I've a Jenkins server running tests for most of my open-source projects now: https://jenkins.gedmin.as/. It was not too difficult to set up:

  1. Send an email to Jesse Noller about that free Rackspace Cloud hosting for OSS projects, expecting to be rebuffed because all my projects are small and insignificant.
  2. Receive a positive response with the instructions. Yay!
  3. Sign up for an account, type in all my credit card details and personal phone numbers, get it verified by a phone call (I hate phone calls, but apparently it prevents fraud or something). Send the account name/ID back to Jesse.
  4. Log in to the MyCloud account control panel/dashboard/thingie, create a server, ask for Ubuntu 12.04 LTS.
  5. Wait a couple of minutes, ssh as root, do the usual setup (locale-gen, adduser, ~/.ssh/authorized_keys, dotfiles, etckeeper, postfix, my PPA for sysadmin automation stuff).
  6. There was an amusing interlude where I tried to set up the Rackspace Cloud Monitoring agent according to their instructions, failed, had to open a support ticket, give their techs a login with root, then wait less than 24 hours until it was resolved. I still don't know what went wrong, but it works now.
  7. Get and install a free SSL certificate from StartSSL.
  8. Install and configure Jenkins (latest upstream version, just in case).
  9. Point my DNS to the server's IP.

It's been running this way for a month now, with no problems. So, thanks, Rackspace!

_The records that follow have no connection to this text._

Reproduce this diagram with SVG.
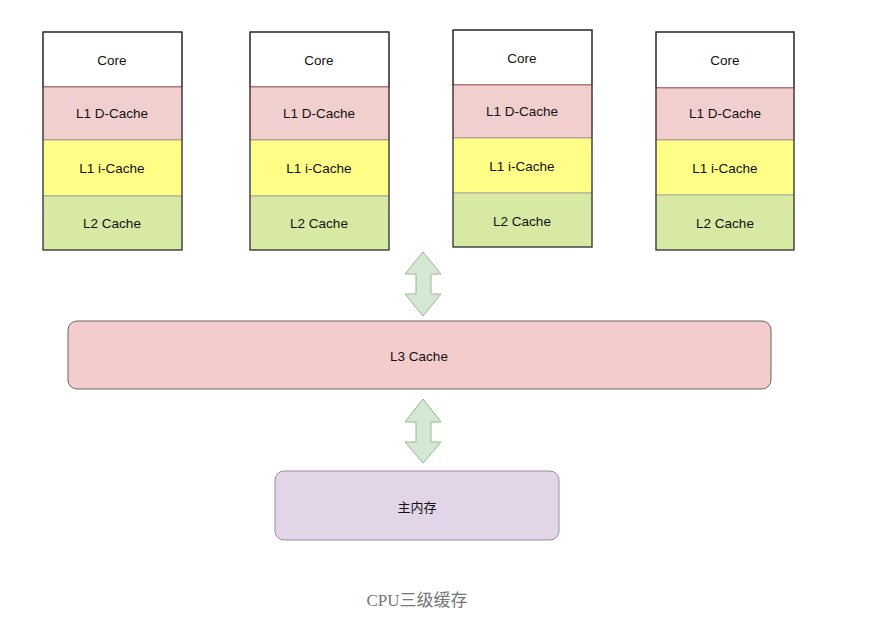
<svg xmlns="http://www.w3.org/2000/svg" width="875" height="624" viewBox="0 0 875 624">
<style>
.t{font-family:"Liberation Sans",Arial,sans-serif;font-size:13.5px;fill:#111;text-anchor:middle;dominant-baseline:central}
.core{fill:#ffffff;stroke:#333;stroke-width:1}
.d{fill:#f2cfcf;stroke:#b85450;stroke-width:0.8}
.i{fill:#ffff88;stroke:#999;stroke-width:0.8}
.l2{fill:#d7e9a2;stroke:#999;stroke-width:0.8}
.frame{fill:none;stroke:#333;stroke-width:1.2}
.arr{fill:#d5e8d4;stroke:#9ab68f;stroke-width:1}
</style>
<rect width="875" height="624" fill="#ffffff"/>
<g id="cpu1">
<rect class="core" x="43" y="32" width="139" height="55"/>
<rect class="d" x="43" y="87" width="139" height="53"/>
<rect class="i" x="43" y="140" width="139" height="56"/>
<rect class="l2" x="43" y="196" width="139" height="54"/>
<rect class="frame" x="43" y="32" width="139" height="218"/>
<text class="t" x="112" y="60">Core</text>
<text class="t" x="112" y="113">L1 D-Cache</text>
<text class="t" x="112" y="168">L1 i-Cache</text>
<text class="t" x="112" y="223">L2 Cache</text>
</g>
<g id="cpu2">
<rect class="core" x="250" y="32" width="139" height="55"/>
<rect class="d" x="250" y="87" width="139" height="53"/>
<rect class="i" x="250" y="140" width="139" height="56"/>
<rect class="l2" x="250" y="196" width="139" height="54"/>
<rect class="frame" x="250" y="32" width="139" height="218"/>
<text class="t" x="319" y="60">Core</text>
<text class="t" x="319" y="113">L1 D-Cache</text>
<text class="t" x="319" y="168">L1 i-Cache</text>
<text class="t" x="319" y="223">L2 Cache</text>
</g>
<g id="cpu3">
<rect class="core" x="453" y="30" width="139" height="55"/>
<rect class="d" x="453" y="85" width="139" height="53"/>
<rect class="i" x="453" y="138" width="139" height="55"/>
<rect class="l2" x="453" y="193" width="139" height="54"/>
<rect class="frame" x="453" y="30" width="139" height="217"/>
<text class="t" x="522" y="58">Core</text>
<text class="t" x="522" y="111">L1 D-Cache</text>
<text class="t" x="522" y="166">L1 i-Cache</text>
<text class="t" x="522" y="221">L2 Cache</text>
</g>
<g id="cpu4">
<rect class="core" x="656" y="32" width="138" height="56"/>
<rect class="d" x="656" y="88" width="138" height="52"/>
<rect class="i" x="656" y="140" width="138" height="55"/>
<rect class="l2" x="656" y="195" width="138" height="55"/>
<rect class="frame" x="656" y="32" width="138" height="218"/>
<text class="t" x="725" y="60">Core</text>
<text class="t" x="725" y="113">L1 D-Cache</text>
<text class="t" x="725" y="168">L1 i-Cache</text>
<text class="t" x="725" y="223">L2 Cache</text>
</g>
<g id="l3">
<rect x="68" y="321" width="703" height="68" rx="9" fill="#f4cccc" stroke="#666" stroke-width="1"/>
<text class="t" x="419" y="356">L3 Cache</text>
</g>
<g id="mem">
<rect x="275" y="471" width="284" height="69" rx="9" fill="#e1d5e7" stroke="#9a8aa4" stroke-width="1"/>
<text class="t" x="417" y="506" style="font-family:'Noto Sans CJK SC','Liberation Sans',sans-serif;font-size:13px">主内存</text>
</g>
<g id="connectors">
<path class="arr" d="M423,252 L441,274 L431,274 L431,294 L441,294 L423,316 L405,294 L416,294 L416,274 L405,274 Z"/>
<path class="arr" d="M423,399 L441,422 L431,422 L431,442 L441,442 L423,463 L405,442 L416,442 L416,422 L405,422 Z"/>
</g>
<text x="417" y="606" text-anchor="middle" style="font-family:'Liberation Serif','Noto Sans CJK SC',serif;font-size:17px;fill:#777">CPU三级缓存</text>
</svg>
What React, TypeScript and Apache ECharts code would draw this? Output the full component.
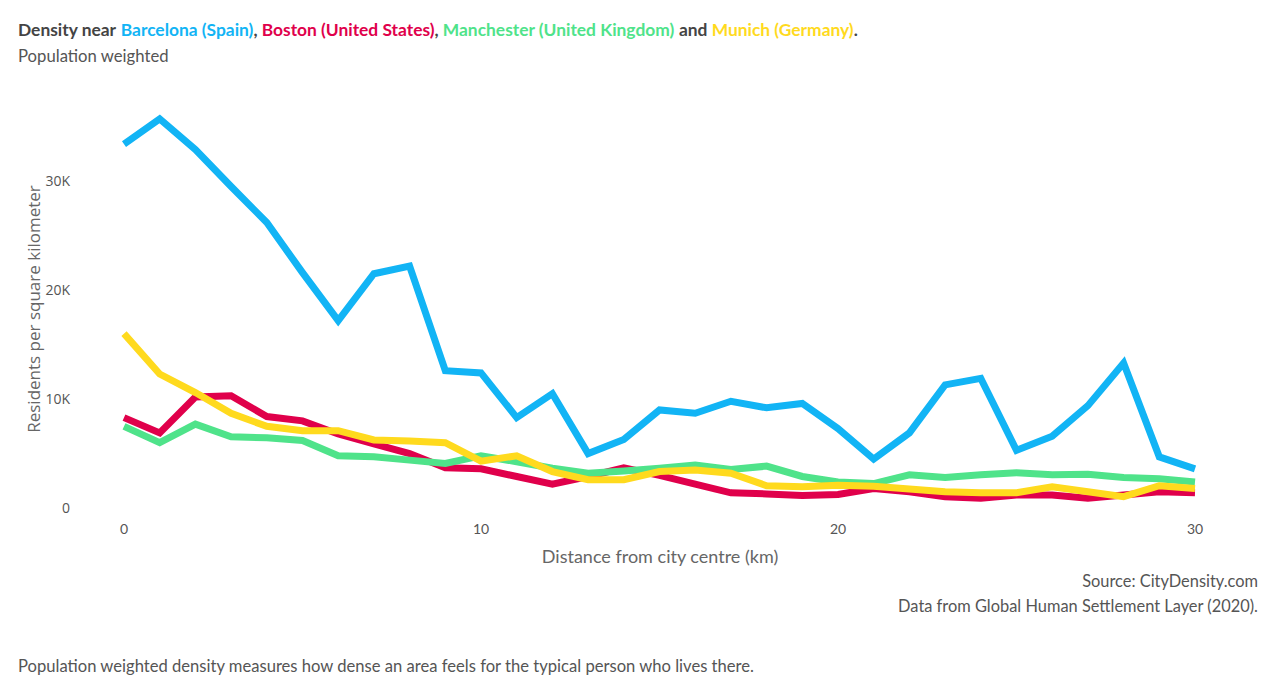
import React, { useEffect, useRef } from "react";
import * as echarts from "echarts";

const distances = Array.from({ length: 31 }, (_, i) => i);
const barcelona = [33.3, 35.6, 32.8, 29.4, 26.1, 21.5, 17.1, 21.4, 22.1, 12.5, 12.3, 8.2, 10.4, 4.9, 6.2, 8.9, 8.6, 9.7, 9.1, 9.5, 7.2, 4.4, 6.8, 11.2, 11.8, 5.2, 6.5, 9.3, 13.2, 4.6, 3.5].map((v) => v * 1000);
const boston = [8.2, 6.8, 10.1, 10.2, 8.3, 7.9, 6.7, 5.8, 4.9, 3.6, 3.5, 2.8, 2.1, 2.8, 3.6, 2.9, 2.1, 1.3, 1.2, 1.05, 1.15, 1.7, 1.4, 0.95, 0.8, 1.1, 1.1, 0.8, 1.1, 1.4, 1.3].map((v) => v * 1000);
const manchester = [7.4, 5.9, 7.6, 6.45, 6.35, 6.1, 4.7, 4.6, 4.3, 4.0, 4.7, 4.15, 3.55, 3.1, 3.3, 3.55, 3.85, 3.45, 3.75, 2.8, 2.3, 2.15, 2.95, 2.7, 2.95, 3.15, 2.95, 3.0, 2.7, 2.6, 2.3].map((v) => v * 1000);
const munich = [15.9, 12.2, 10.5, 8.6, 7.4, 7.0, 7.0, 6.15, 6.05, 5.9, 4.2, 4.7, 3.25, 2.5, 2.5, 3.25, 3.4, 3.1, 1.95, 1.85, 2.0, 1.9, 1.65, 1.4, 1.3, 1.3, 1.85, 1.4, 0.95, 1.95, 1.7].map((v) => v * 1000);

const seriesNames = ["Barcelona (Spain)", "Boston (United States)", "Manchester (United Kingdom)", "Munich (Germany)"];
const seriesColors = ["#12b4f5", "#e0004b", "#4fe38a", "#ffda1e"];
const yTicks = [0, 10000, 20000, 30000];
const yTickLabels = ["0", "10K", "20K", "30K"];

const FONT = "Lato, 'Noto Sans', sans-serif";
const OPEN = "'Open Sans', 'Noto Sans', sans-serif";

export default function App() {
  const ref = useRef<HTMLDivElement>(null);
  useEffect(() => {
    if (!ref.current) return;
    const chart = echarts.init(ref.current, null, { renderer: "svg" });
    const values = [barcelona, boston, manchester, munich];
    const TS = 17.4;
    const rs = (c: string) => ({ color: c, fontWeight: "bold", fontSize: TS, fontFamily: FONT });
    chart.setOption({
      animation: false,
      backgroundColor: "#ffffff",
      textStyle: { fontFamily: FONT },
      title: [
        {
          left: 13,
          top: 16,
          text:
            "{d|Density near }{b|" + seriesNames[0] + "}{d|, }{r|" + seriesNames[1] + "}{d|, }{g|" + seriesNames[2] + "}{d| and }{y|" + seriesNames[3] + "}{d|.}",
          textStyle: {
            fontFamily: FONT,
            fontSize: TS,
            fontWeight: "bold",
            rich: {
              d: rs("#444444"),
              b: rs(seriesColors[0]),
              r: rs(seriesColors[1]),
              g: rs(seriesColors[2]),
              y: rs(seriesColors[3]),
            },
          },
        },
        {
          left: 13,
          top: 42,
          text: "Population weighted",
          textStyle: { fontFamily: FONT, fontSize: 16.7, fontWeight: "normal", color: "#555555" },
        },
      ],
      grid: { left: 124, right: 72, top: 71, bottom: 180 },
      xAxis: {
        type: "value",
        min: 0,
        max: 30,
        interval: 10,
        axisLine: { show: false },
        axisTick: { show: false },
        splitLine: { show: false },
        axisLabel: { color: "#555555", fontSize: 14, margin: 14, fontFamily: FONT },
      },
      yAxis: {
        type: "value",
        min: 0,
        max: 40000,
        interval: 10000,
        axisLine: { show: false },
        axisTick: { show: false },
        splitLine: { show: false },
        axisLabel: {
          color: "#555555",
          fontSize: 14,
          margin: 54,
          fontFamily: OPEN,
          formatter: (v: number) => {
            const i = yTicks.indexOf(v);
            return i >= 0 ? yTickLabels[i] : "";
          },
        },
      },
      series: values.map((vals, k) => ({
        name: seriesNames[k],
        type: "line",
        data: distances.map((d, i) => [d, vals[i]]),
        showSymbol: false,
        clip: false,
        lineStyle: { color: seriesColors[k], width: 7, join: "miter" },
        itemStyle: { color: seriesColors[k] },
      })),
      graphic: [
        {
          type: "text",
          x: 33,
          y: 309,
          rotation: Math.PI / 2,
          style: { text: "Residents per square kilometer", fontSize: 17, fontFamily: OPEN, fill: "#666666", align: "center", verticalAlign: "middle" },
        },
        {
          type: "text",
          x: 660,
          y: 556,
          style: { text: "Distance from city centre (km)", fontSize: 18, fontFamily: FONT, fill: "#666666", align: "center", verticalAlign: "middle" },
        },
        {
          type: "text",
          x: 1258,
          y: 580,
          style: { text: "Source: CityDensity.com", fontSize: 16.4, fontFamily: FONT, fill: "#555555", align: "right", verticalAlign: "middle" },
        },
        {
          type: "text",
          x: 1258,
          y: 605,
          style: { text: "Data from Global Human Settlement Layer (2020).", fontSize: 16.4, fontFamily: FONT, fill: "#555555", align: "right", verticalAlign: "middle" },
        },
        {
          type: "text",
          x: 18,
          y: 666,
          style: { text: "Population weighted density measures how dense an area feels for the typical person who lives there.", fontSize: 16.6, fontFamily: FONT, fill: "#555555", align: "left", verticalAlign: "middle" },
        },
      ],
    });
    return () => chart.dispose();
  }, []);
  return <div ref={ref} style={{ width: 1267, height: 687, margin: -8 }} />;
}
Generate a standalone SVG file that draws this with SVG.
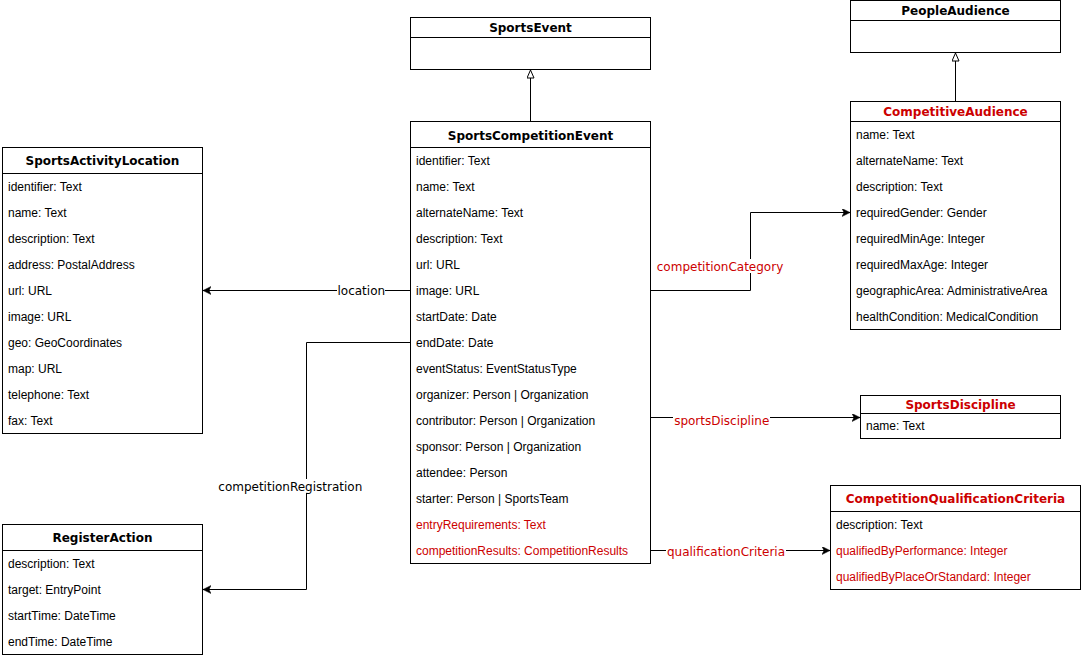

Grand plans for the future: have Jenkins do daily/weekly mirrors of all my GitHub repos, look for commits made since the last release tag, filter out boring ones ("bump version number"), and send me reminders that "project X needs a new release: you've new features sitting there unreleased for X days now". Or maybe just a web page with a table of "X commits since last release" linking to GitHub history.

P. S. I can't preview this since PyBlosxom fails to run on my laptop with a cryptic error. I'm debating debugging this versus migrating to a static blog compiler.